Desta feita, cabe à Administração Pública, zelando pelo bem-comum, que constitui sua finalidade institucional, exigir de seus proponentes a apresentação de demonstrações contábeis com a finalidade de averiguar se tais interessados possuem condições financeiras de arcar com os encargos decorrentes do vindouro contrato, independentemente de serem optantes pelo Simples Nacional ou não.

No mesmo sentido, é a lição do ilustre Prof. Carlos Pinto Coelho Motta, quando, ainda sob o regime da antiga Lei nº 9.317, de 05/12/96 - que dispunha sobre o regime tributário diferenciado das MEs e EPPs -, que também dispensava a escrituração contábil de tais entidades, afirma que:

Mesmo as empresas optantes pelo Simples (Sistema Integrado de Pagamento de Impostos e Contribuições, Lei 9.317, de 5/12/96) devem apresentar, para habilitação, o balanço patrimonial, em face da exigência do inciso I do art. 31 em comentário.[3]

Pelo antes exposto, conclui-se que, quer seja pelo fato de as normas contidas na LC nº 123/06 referirem-se apenas a matérias afetas a tributação, quer seja pelo fato de a Administração Pública estar obrigada a aferir a real capacidade do proponente contratante em assumir os ônus decorrentes do futuro contrato, impõe-se a apresentação, mínima, do Balanço Patrimonial e Demonstração do Resultado do Exercício relativamente ao último exercício social, quando exigido no instrumento convocatório, como documentação relativa à qualificação econômico-financeira.

REFERÊNCIAS BIBLIOGRÁFICAS:

FARIA, Edimur Ferreira de. Curso de Direito Administrativo Positivo. 6ª ed. Belo Horizonte: Del Rey, 2007.

MEIRELLES, Hely Lopes. Licitação e Contrato Administrativo. 14ª ed. São Paulo: Malheiros, 2006.

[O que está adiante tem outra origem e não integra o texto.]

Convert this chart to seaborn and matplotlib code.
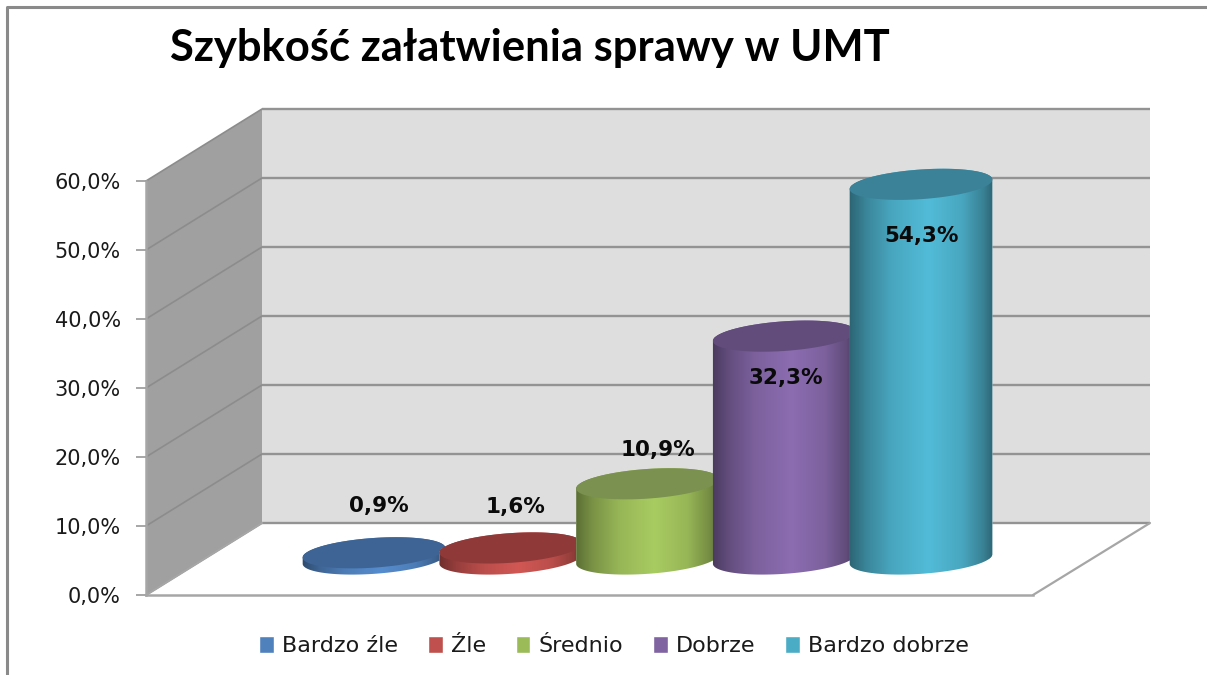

MOTTA, Carlos Pinto Coelho. Eficácia nas Licitações e Contratos. 10ª ed. Belo Horizonte: Del Rey, 2005.




[1] In Curso de Direito Administrativo Positivo, 6ª ed., Ed. Del Rey, 2007, pág. 370.

[2] In Licitação e Contrato Administrativo, 14ª ed., Ed. Malheiros, 2006, pág. 153.

[3] In Eficácia nas Licitações e Contratos, 10ª ed., Ed. Del Rey, 2005, pág. 303.